We will talk about the role of narrative or storytelling in lyric poetry.  There will be workshop discussion and also recommendations for writing and reading.

Master Class with Shirley Geok-lin Lim
This workshop is reserved for poets who have published a full length collection.

The Iambic Line with William Logan
Oh, heck. I assume that, knowing the basics, you've written a few poems in iambic pentameter. Each session, we'll discuss a poem or two by a past master of the art as well as poems by members of the class. To that end, send me half-a-dozen of your pieces in pentamenter (fewer if you have no more than a few). Where meter goes astray, we'll discuss the rules or understandings it violates, and the pluses and minuses of such violation. I recommend the following books: James McAuley, Versification [Warning: McAuley does not believe in the spondee]; Timothy Steele, All the Fun's in How You Say a Thing; Robert B. Shaw, Blank Verse; George T. Wright, Shakespeare's Metrical Art; and Hearing the Measure, Shakespearean and Other Inflections; Harvey Gross, Sound and Form in Modern Poetry and The Structure of Verse.

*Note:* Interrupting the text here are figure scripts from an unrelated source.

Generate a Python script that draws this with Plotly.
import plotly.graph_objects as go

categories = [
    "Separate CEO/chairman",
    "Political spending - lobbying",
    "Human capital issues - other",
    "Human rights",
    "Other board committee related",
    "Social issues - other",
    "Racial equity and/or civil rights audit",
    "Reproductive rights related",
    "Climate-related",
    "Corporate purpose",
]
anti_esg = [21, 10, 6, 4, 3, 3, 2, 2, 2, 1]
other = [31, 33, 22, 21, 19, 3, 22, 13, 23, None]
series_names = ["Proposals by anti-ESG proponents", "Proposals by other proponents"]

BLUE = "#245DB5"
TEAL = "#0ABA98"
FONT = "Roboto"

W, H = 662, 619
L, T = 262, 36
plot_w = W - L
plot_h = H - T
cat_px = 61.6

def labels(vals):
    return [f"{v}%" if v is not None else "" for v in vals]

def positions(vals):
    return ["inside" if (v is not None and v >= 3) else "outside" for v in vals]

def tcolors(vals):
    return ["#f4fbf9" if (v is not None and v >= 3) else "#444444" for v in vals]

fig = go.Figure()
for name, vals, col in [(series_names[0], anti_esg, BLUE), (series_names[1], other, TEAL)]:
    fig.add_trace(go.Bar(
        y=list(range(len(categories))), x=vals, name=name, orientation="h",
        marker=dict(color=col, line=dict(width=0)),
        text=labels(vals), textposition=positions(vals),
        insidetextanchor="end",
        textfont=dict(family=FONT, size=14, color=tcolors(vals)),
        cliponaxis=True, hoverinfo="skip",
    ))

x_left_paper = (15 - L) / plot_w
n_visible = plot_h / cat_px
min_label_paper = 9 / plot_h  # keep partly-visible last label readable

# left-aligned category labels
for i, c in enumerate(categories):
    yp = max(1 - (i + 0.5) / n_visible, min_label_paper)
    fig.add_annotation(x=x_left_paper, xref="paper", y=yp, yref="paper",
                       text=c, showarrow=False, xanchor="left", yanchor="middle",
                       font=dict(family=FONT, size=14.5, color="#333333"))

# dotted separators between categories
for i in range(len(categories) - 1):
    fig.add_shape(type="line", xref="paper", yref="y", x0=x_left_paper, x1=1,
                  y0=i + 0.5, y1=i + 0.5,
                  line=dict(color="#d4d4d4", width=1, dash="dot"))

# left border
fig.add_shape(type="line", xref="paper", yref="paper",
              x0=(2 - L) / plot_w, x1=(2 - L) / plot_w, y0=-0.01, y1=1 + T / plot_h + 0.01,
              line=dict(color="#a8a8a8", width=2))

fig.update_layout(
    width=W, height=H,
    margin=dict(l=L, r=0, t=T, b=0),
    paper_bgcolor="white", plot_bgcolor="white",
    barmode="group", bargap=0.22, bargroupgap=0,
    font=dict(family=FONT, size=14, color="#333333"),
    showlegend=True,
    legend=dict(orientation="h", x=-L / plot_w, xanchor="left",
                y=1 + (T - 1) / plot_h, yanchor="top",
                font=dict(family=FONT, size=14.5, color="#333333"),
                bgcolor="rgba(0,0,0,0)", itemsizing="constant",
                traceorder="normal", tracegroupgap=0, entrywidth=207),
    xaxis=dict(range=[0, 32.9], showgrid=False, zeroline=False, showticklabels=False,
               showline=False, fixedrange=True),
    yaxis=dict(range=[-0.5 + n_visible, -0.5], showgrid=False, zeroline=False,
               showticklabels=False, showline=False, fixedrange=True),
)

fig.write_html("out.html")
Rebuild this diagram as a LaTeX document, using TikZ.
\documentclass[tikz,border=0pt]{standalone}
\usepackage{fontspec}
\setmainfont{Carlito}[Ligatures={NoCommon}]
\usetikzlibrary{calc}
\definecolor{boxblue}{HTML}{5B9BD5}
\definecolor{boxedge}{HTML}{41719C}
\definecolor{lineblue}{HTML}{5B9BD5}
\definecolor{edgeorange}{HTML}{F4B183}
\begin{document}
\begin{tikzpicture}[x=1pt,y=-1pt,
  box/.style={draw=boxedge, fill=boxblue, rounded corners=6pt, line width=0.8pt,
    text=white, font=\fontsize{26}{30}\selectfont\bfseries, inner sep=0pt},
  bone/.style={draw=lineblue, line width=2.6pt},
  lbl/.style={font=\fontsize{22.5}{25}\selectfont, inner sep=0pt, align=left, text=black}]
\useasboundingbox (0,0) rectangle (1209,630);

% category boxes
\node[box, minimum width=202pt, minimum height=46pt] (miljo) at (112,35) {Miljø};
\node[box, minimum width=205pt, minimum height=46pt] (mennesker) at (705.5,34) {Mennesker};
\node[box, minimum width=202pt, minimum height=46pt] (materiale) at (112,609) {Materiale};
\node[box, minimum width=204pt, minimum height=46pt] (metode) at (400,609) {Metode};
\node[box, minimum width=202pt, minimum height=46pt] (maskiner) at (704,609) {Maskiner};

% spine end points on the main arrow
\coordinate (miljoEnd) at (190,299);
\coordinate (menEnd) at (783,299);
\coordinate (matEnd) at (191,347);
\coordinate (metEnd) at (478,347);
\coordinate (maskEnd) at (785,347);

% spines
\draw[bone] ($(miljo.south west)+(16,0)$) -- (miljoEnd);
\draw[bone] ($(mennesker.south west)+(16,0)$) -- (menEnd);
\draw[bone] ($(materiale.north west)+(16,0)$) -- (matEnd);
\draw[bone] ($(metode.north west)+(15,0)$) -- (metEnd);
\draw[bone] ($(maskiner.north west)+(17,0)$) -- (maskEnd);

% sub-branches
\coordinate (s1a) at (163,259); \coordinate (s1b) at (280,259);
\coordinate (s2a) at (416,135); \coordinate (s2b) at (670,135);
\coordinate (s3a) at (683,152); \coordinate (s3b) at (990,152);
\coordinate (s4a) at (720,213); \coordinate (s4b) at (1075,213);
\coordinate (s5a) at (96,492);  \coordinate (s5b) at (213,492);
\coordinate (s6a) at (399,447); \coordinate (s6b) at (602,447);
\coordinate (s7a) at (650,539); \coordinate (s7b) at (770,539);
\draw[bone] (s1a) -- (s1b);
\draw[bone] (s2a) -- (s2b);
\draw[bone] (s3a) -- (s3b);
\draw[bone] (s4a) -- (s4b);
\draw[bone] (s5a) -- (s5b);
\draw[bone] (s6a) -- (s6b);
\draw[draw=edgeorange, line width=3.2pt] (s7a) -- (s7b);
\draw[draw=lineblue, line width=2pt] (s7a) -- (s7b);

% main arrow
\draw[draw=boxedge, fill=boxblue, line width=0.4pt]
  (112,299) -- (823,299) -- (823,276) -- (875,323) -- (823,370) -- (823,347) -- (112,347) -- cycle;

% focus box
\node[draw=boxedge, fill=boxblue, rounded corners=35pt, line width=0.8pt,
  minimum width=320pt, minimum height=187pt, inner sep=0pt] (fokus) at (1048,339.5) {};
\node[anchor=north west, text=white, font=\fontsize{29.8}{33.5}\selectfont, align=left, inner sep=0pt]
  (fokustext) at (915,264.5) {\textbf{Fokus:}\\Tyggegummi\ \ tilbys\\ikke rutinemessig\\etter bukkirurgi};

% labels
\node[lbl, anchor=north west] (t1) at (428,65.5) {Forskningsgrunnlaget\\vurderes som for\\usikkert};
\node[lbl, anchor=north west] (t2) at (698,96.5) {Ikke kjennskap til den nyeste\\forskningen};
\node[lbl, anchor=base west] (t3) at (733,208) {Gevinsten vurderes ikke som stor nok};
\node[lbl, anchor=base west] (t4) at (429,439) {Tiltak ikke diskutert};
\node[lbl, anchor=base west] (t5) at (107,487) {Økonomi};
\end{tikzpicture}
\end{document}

Rhyme and Reason with John Whitworth
Since my early twenties I have been writing poems, there must be seven or eight hundred by now. All of them rhyme and scan, not because I think other forms of poetry worthless, but because I can write no other way. I am offering a workshop for those who want to write that way and those who already do. I will attempt to share what skills I have and perhaps learn some things I do not now know from the participants. Participants will write some poems but I am sure they will be happy to do that.

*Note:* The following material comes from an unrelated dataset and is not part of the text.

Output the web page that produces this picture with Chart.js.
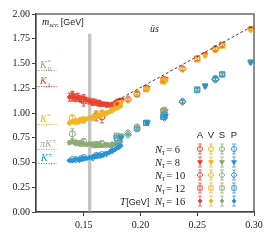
<!DOCTYPE html>
<html>
<head>
<meta charset="utf-8">
<script src="https://cdn.jsdelivr.net/npm/chart.js@4.4.0/dist/chart.umd.min.js"></script>
<style>
  html, body { margin: 0; padding: 0; background: #fff; }
</style>
</head>
<body>
<canvas id="chart" width="274" height="240"></canvas>
<script>
// axes
const xTicks = [0.15, 0.20, 0.25, 0.30];
const yTicks = [0, 0.25, 0.5, 0.75, 1.0, 1.25, 1.5, 1.75, 2.0];

// vacuum masses (GeV) and labels on the left
const hadronNames = ['K0*', 'K1', 'K*', 'piK', 'K'];
const hadronMass = [1.43, 1.27, 0.892, 0.633, 0.494];

// pseudo-critical temperature band and free limit 2*pi*T
const tcBand = [0.1538, 0.1568];
const freeLimitT = [0.176, 0.30];
const freeLimitM = [1.106, 1.885];

// N_tau = 6
const T6 = [0.140, 0.150, 0.161, 0.166, 0.180, 0.197, 0.221, 0.266];
const A6 = [1.17, 1.12, 0.97, 0.96, 1.11, 1.19, 1.34, 1.65];
const V6 = [0.95, 0.93, 0.98, 1.00, 1.09, 1.20, 1.33, 1.64];
const S6 = [0.79, 0.71, 0.68, 0.69, 0.73, 0.86, 1.03, 1.35];
const P6 = [0.53, 0.55, 0.57, 0.58, 0.66, 0.84, 0.98, 1.34];
const A6err = [0.05, 0.05, 0.05, 0.06, 0.03, 0.02, 0.02, 0.02];
const V6err = [0.03, 0.03, 0.03, 0.03, 0.02, 0.02, 0.02, 0.02];
const S6err = [0.05, 0.03, 0.03, 0.03, 0.02, 0.02, 0.02, 0.02];
const P6err = [0.01, 0.01, 0.01, 0.01, 0.01, 0.015, 0.02, 0.02];

// N_tau = 8
const T8 = [0.146, 0.170, 0.183, 0.206, 0.222, 0.257, 0.297];
const A8 = [1.15, 1.09, 1.13, 1.25, 1.34, 1.59, 1.85];
const V8 = [0.92, 1.00, 1.11, 1.24, 1.33, 1.58, 1.84];
const S8 = [0.70, 0.68, 0.77, 0.91, 1.02, 1.28, 1.52];
const P8 = [0.53, 0.59, 0.75, 0.90, 0.97, 1.27, 1.51];
const A8err = [0.03, 0.02, 0.02, 0.02, 0.02, 0.02, 0.02];
const V8err = [0.02, 0.02, 0.02, 0.015, 0.015, 0.015, 0.015];
const S8err = [0.02, 0.02, 0.02, 0.015, 0.015, 0.015, 0.015];
const P8err = [0.01, 0.01, 0.01, 0.01, 0.01, 0.015, 0.015];

// N_tau = 10
const T10 = [0.143, 0.158, 0.175, 0.189, 0.221, 0.237, 0.266];
const A10 = [1.16, 1.11, 1.08, 1.14, 1.33, 1.45, 1.65];
const V10 = [0.91, 0.95, 1.03, 1.13, 1.32, 1.44, 1.64];
const S10 = [0.70, 0.68, 0.68, 0.80, 1.00, 1.12, 1.34];
const P10 = [0.53, 0.55, 0.62, 0.78, 0.95, 1.11, 1.34];
const A10err = [0.03, 0.03, 0.02, 0.02, 0.02, 0.02, 0.02];
const V10err = [0.02, 0.02, 0.02, 0.015, 0.015, 0.015, 0.015];
const S10err = [0.02, 0.02, 0.02, 0.02, 0.015, 0.015, 0.015];
const P10err = [0.01, 0.01, 0.01, 0.01, 0.01, 0.015, 0.015];

// N_tau = 12
const T12 = [0.148, 0.163, 0.179, 0.205, 0.220, 0.250, 0.272];
const A12 = [1.14, 1.10, 1.10, 1.25, 1.33, 1.55, 1.69];
const V12 = [0.93, 0.97, 1.09, 1.24, 1.32, 1.54, 1.68];
const S12 = [0.69, 0.68, 0.77, 0.90, 1.02, 1.24, 1.39];
const P12 = [0.54, 0.57, 0.75, 0.90, 0.96, 1.23, 1.39];
const A12err = [0.03, 0.03, 0.02, 0.02, 0.02, 0.02, 0.02];
const V12err = [0.02, 0.02, 0.02, 0.015, 0.015, 0.015, 0.015];
const S12err = [0.02, 0.02, 0.02, 0.015, 0.015, 0.015, 0.015];
const P12err = [0.01, 0.01, 0.01, 0.01, 0.01, 0.015, 0.015];

// N_tau = 16
const T16 = [0.1375, 0.140, 0.1425, 0.145, 0.1475, 0.150, 0.1525, 0.155, 0.1575, 0.160,
             0.1625, 0.165, 0.1675, 0.170, 0.1725, 0.175, 0.1775, 0.180, 0.1825];
const A16 = [1.16, 1.17, 1.15, 1.16, 1.14, 1.15, 1.13, 1.12, 1.11, 1.11,
             1.10, 1.09, 1.09, 1.08, 1.08, 1.08, 1.09, 1.10, 1.11];
const V16 = [0.90, 0.91, 0.92, 0.91, 0.93, 0.93, 0.94, 0.95, 0.95, 0.96,
             0.97, 0.98, 0.99, 1.00, 1.01, 1.03, 1.04, 1.05, 1.07];
const S16 = [0.70, 0.71, 0.70, 0.69, 0.70, 0.69, 0.68, 0.69, 0.68, 0.67,
             0.68, 0.67, 0.67, 0.68, 0.67, 0.68, 0.69, 0.70, 0.71];
const P16 = [0.52, 0.52, 0.53, 0.53, 0.53, 0.54, 0.54, 0.55, 0.55, 0.56,
             0.57, 0.57, 0.58, 0.59, 0.60, 0.62, 0.63, 0.65, 0.67];
const A16err = [0.04, 0.04, 0.035, 0.04, 0.03, 0.035, 0.03, 0.03, 0.03, 0.03,
                0.025, 0.025, 0.02, 0.02, 0.02, 0.02, 0.015, 0.015, 0.015];
const V16err = [0.02, 0.02, 0.02, 0.02, 0.015, 0.015, 0.015, 0.015, 0.015, 0.015,
                0.015, 0.015, 0.01, 0.01, 0.01, 0.01, 0.01, 0.01, 0.01];
const S16err = [0.02, 0.02, 0.02, 0.015, 0.015, 0.015, 0.015, 0.015, 0.015, 0.015,
                0.015, 0.015, 0.01, 0.01, 0.01, 0.01, 0.01, 0.01, 0.01];
const P16err = [0.01, 0.01, 0.01, 0.01, 0.01, 0.01, 0.01, 0.01, 0.01, 0.01,
                0.01, 0.01, 0.01, 0.01, 0.01, 0.01, 0.01, 0.01, 0.01];

const channels = ['A', 'V', 'S', 'P'];
const colors = ['#e5432e', '#f0b323', '#8caa74', '#2a93d1'];
const hadronColors = ['#8caa74', '#e5432e', '#f0b323', '#a8a8a8', '#2a93d1'];

const SERIF = '"Liberation Serif"';
const SANS = '"Liberation Sans"';

const runs = [
  { nt: 6,  T: T6,  vals: [A6, V6, S6, P6],     errs: [A6err, V6err, S6err, P6err],     style: 'circle',   r: 3,   rot: 0,   filled: false },
  { nt: 8,  T: T8,  vals: [A8, V8, S8, P8],     errs: [A8err, V8err, S8err, P8err],     style: 'triangle', r: 3.2, rot: 180, filled: true },
  { nt: 10, T: T10, vals: [A10, V10, S10, P10], errs: [A10err, V10err, S10err, P10err], style: 'rectRot',  r: 3.5, rot: 0,   filled: false },
  { nt: 12, T: T12, vals: [A12, V12, S12, P12], errs: [A12err, V12err, S12err, P12err], style: 'rect',     r: 3.6, rot: 0,   filled: false },
  { nt: 16, T: T16, vals: [A16, V16, S16, P16], errs: [A16err, V16err, S16err, P16err], style: 'rectRot',  r: 2.4, rot: 0,   filled: true }
];

// channel drawing order: A under V, S under P
const drawOrder = [0, 1, 2, 3];

const datasets = [];
drawOrder.forEach(c => {
  runs.forEach(run => {
    datasets.push({
      label: channels[c] + ' Nt=' + run.nt,
      data: run.T.map((t, i) => ({ x: t, y: run.vals[c][i] })),
      errs: run.errs[c],
      order: -datasets.length,
      pointStyle: run.style,
      pointRadius: run.r,
      pointRotation: run.rot,
      pointBorderWidth: 1,
      pointBorderColor: colors[c],
      pointBackgroundColor: run.filled ? colors[c] : 'rgba(255,255,255,0)',
      showLine: false
    });
  });
});

datasets.push({
  label: '2 pi T',
  data: freeLimitT.map((t, i) => ({ x: t, y: freeLimitM[i] })),
  order: -100,
  showLine: true,
  borderColor: '#333',
  borderWidth: 0.9,
  borderDash: [3, 2],
  pointRadius: 0
});

// draw "base + sub/sup" math pieces left to right
function run(ctx, parts, x, y) {
  parts.forEach(p => {
    ctx.font = p[1];
    ctx.fillText(p[0], x, y + (p[2] || 0));
    x += ctx.measureText(p[0]).width + (p[3] || 0);
  });
  return x;
}

const decorations = {
  id: 'decorations',
  beforeDatasetsDraw(chart) {
    const { ctx, scales: { x, y }, chartArea } = chart;
    ctx.save();
    // Tc band
    const b0 = x.getPixelForValue(tcBand[0]), b1 = x.getPixelForValue(tcBand[1]);
    const bt = y.getPixelForValue(1.8);
    ctx.fillStyle = '#c4c4c4';
    ctx.fillRect(b0, bt, b1 - b0, chartArea.bottom - bt);

    // vacuum mass lines
    ctx.lineWidth = 1;
    ctx.setLineDash([1.2, 1.3]);
    hadronMass.forEach((m, i) => {
      const py = Math.round(y.getPixelForValue(m)) + 0.5;
      ctx.strokeStyle = hadronColors[i];
      ctx.beginPath();
      ctx.moveTo(chartArea.left, py);
      ctx.lineTo(x.getPixelForValue(0.126), py);
      ctx.stroke();
    });
    ctx.setLineDash([]);

    // error bars
    chart.data.datasets.forEach(ds => {
      if (!ds.errs) return;
      ctx.strokeStyle = ds.pointBorderColor;
      ctx.lineWidth = 0.9;
      ds.data.forEach((p, i) => {
        const px = x.getPixelForValue(p.x);
        const lo = y.getPixelForValue(p.y - ds.errs[i]);
        const hi = y.getPixelForValue(p.y + ds.errs[i]);
        ctx.beginPath();
        ctx.moveTo(px, lo); ctx.lineTo(px, hi);
        ctx.moveTo(px - 2, lo); ctx.lineTo(px + 2, lo);
        ctx.moveTo(px - 2, hi); ctx.lineTo(px + 2, hi);
        ctx.stroke();
      });
    });
    ctx.restore();
  },
  afterDraw(chart) {
    const { ctx, scales: { x, y }, chartArea } = chart;
    ctx.save();
    // frame
    ctx.strokeStyle = '#444';
    ctx.lineWidth = 1.2;
    ctx.strokeRect(chartArea.left, chartArea.top, chartArea.right - chartArea.left, chartArea.bottom - chartArea.top);

    ctx.textBaseline = 'alphabetic';
    ctx.textAlign = 'left';
    const it = s => 'italic ' + s + 'px ' + SERIF;
    const rm = s => s + 'px ' + SERIF;

    // header text
    ctx.fillStyle = '#222';
    let cx = run(ctx, [['m', it(10)], ['scr.', it(7), 2, 2]], 42, 25);
    run(ctx, [['[GeV]', '9px ' + SANS]], cx, 25);
    run(ctx, [['\u016Bs', it(10)]], 150, 32);

    // vacuum mass labels
    const lx = 40;
    const ly = hadronMass.map(m => y.getPixelForValue(m) - 2);
    ctx.fillStyle = hadronColors[0];
    run(ctx, [['K', it(10), 0, 0.5], ['*', rm(7), -4, -3], ['0', rm(7), 2.5]], lx, ly[0]);
    ctx.fillStyle = hadronColors[1];
    run(ctx, [['K', it(10), 0, 0.5], ['1', rm(7), 2.5]], lx, ly[1]);
    ctx.fillStyle = hadronColors[2];
    run(ctx, [['K', it(10), 0, 0.5], ['*', rm(7), -4]], lx, ly[2]);
    ctx.fillStyle = hadronColors[3];
    run(ctx, [['\u03C0K', it(10), 0, 0.5], ['\u00B1', rm(7), -4]], lx, ly[3]);
    ctx.fillStyle = hadronColors[4];
    run(ctx, [['K', it(10), 0, 0.5], ['\u00B1', rm(7), -4]], lx + 1, ly[4]);

    // legend
    const colX = [200, 211, 222, 234];
    const rowY = [149, 162, 175, 188, 201];
    ctx.fillStyle = '#222';
    ctx.font = '9.5px ' + SANS;
    ctx.textAlign = 'center';
    channels.forEach((ch, c) => ctx.fillText(ch, colX[c], 138));
    ctx.textAlign = 'left';
    runs.forEach((r, k) => {
      ctx.fillStyle = '#222';
      run(ctx, [['N', it(10.5)], ['\u03C4', it(7.5), 2, 1.5], ['= ' + r.nt, rm(10.5)]], 155, rowY[k] + 3.5);
      channels.forEach((ch, c) => {
        const px = colX[c], py = rowY[k];
        ctx.strokeStyle = colors[c];
        ctx.lineWidth = 0.8;
        ctx.beginPath();
        ctx.moveTo(px, py - 5); ctx.lineTo(px, py + 5);
        ctx.moveTo(px - 1.8, py - 5); ctx.lineTo(px + 1.8, py - 5);
        ctx.moveTo(px - 1.8, py + 5); ctx.lineTo(px + 1.8, py + 5);
        ctx.stroke();
        ctx.lineWidth = 0.9;
        ctx.fillStyle = r.filled ? colors[c] : 'rgba(255,255,255,0)';
        Chart.helpers.drawPoint(ctx, { pointStyle: r.style, radius: r.r * 0.85, rotation: r.rot, borderWidth: 0.9 }, px, py);
      });
    });

    // axis label inside the frame
    ctx.fillStyle = '#222';
    cx = run(ctx, [['T', it(10.5), 0, 0.5]], 120, 205);
    run(ctx, [['[GeV]', '9px ' + SANS]], cx, 205);
    ctx.restore();
  }
};

new Chart(document.getElementById('chart'), {
  type: 'scatter',
  data: { datasets: datasets },
  options: {
    responsive: false,
    animation: false,
    devicePixelRatio: 1,
    layout: { padding: { top: 14, right: 20, left: 0, bottom: 0 } },
    plugins: { legend: { display: false }, tooltip: { enabled: false } },
    scales: {
      x: {
        type: 'linear',
        min: 0.108,
        max: 0.30,
        afterBuildTicks: s => { s.ticks = xTicks.map(v => ({ value: v })); },
        afterFit: s => { s.height = 28; },
        ticks: {
          color: '#222',
          padding: 3,
          font: { family: SERIF, size: 10 },
          callback: v => v.toFixed(2)
        },
        grid: { drawOnChartArea: false, drawTicks: true, tickLength: 4, color: '#444' },
        border: { color: '#444', width: 1.2 }
      },
      y: {
        type: 'linear',
        min: 0,
        max: 2,
        afterBuildTicks: s => { s.ticks = yTicks.map(v => ({ value: v })); },
        afterFit: s => { s.width = 36; },
        ticks: {
          color: '#222',
          padding: 2,
          font: { family: SERIF, size: 10 },
          callback: v => v.toFixed(2)
        },
        grid: { drawOnChartArea: false, drawTicks: true, tickLength: 4, color: '#444' },
        border: { color: '#444', width: 1.2 }
      }
    }
  },
  plugins: [decorations]
});
</script>
</body>
</html>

Casting Calls: A Workshop on Character with Caki Wilkinson
This workshop will explore various formations of character in poetry (personae, epic and mock-epic heroes, alter egos, etc.) and some of the ways writers might use dramatic elements to jumpstart a poem or open up new possibilities for revision. In addition to participants’ poems, we’ll look at examples ranging from the speaking city in the book of Lamentations to Gwendolyn Brooks’s Bronzevillians and Weldon Kees’s Robinson.

Critical Seminar:
The Documentary Method: History Poems, Found Poems, Centos, Ekphrastic Poems, and the Dramatic Monologue with Tony Barnstone -- This seminar is full.
In this seminar we will explore the use of the documentary method of creating poems, a technique that Marjorie Perloff has called (tongue in cheek) “uncreative writing.” We will read a wide variety of 20th and 21st century poets who use translation, transformation and adaptation techniques in poetry writing, working with found texts, manipulating other texts through experimental methods, and/or constructing poems based on historical research (working from oral histories, diaries, letters, interviews, trial transcripts, and so on). Also, we will explore the practice of the dramatic monologue by classic and contemporary poets, with hopes of putting these two techniques together. Readings include:blackout poetry (Austin Kleon); centos (Maryann Corbett, Catherine Chandler, Debra San and R.S. Gwynn); ekphrastic poetry (Kim Addonizio, Sharon Olds, William Carlos Williams, W.H. Auden); headline poetry (Julius Lester, Howard Nemerov); dramatic monologue (Robert Hayden, Ai, Tom Waits); found poetry (William Carlos Williams, Kenneth Goldsmith, Hart Seely, H.L. Hix, Charles Reznikoff, Kwame Dawes, Patricia Smith, Geoffrey Brock, Amin Esmailpour); and essays on the documentary method (Marjorie Perloff, Kenneth Goldsmith, Bill Nichols, Pepita Ferrari, and Martin Earl). Though this is a critical seminar, students will be provided with a slate of writing prompts based on the readings.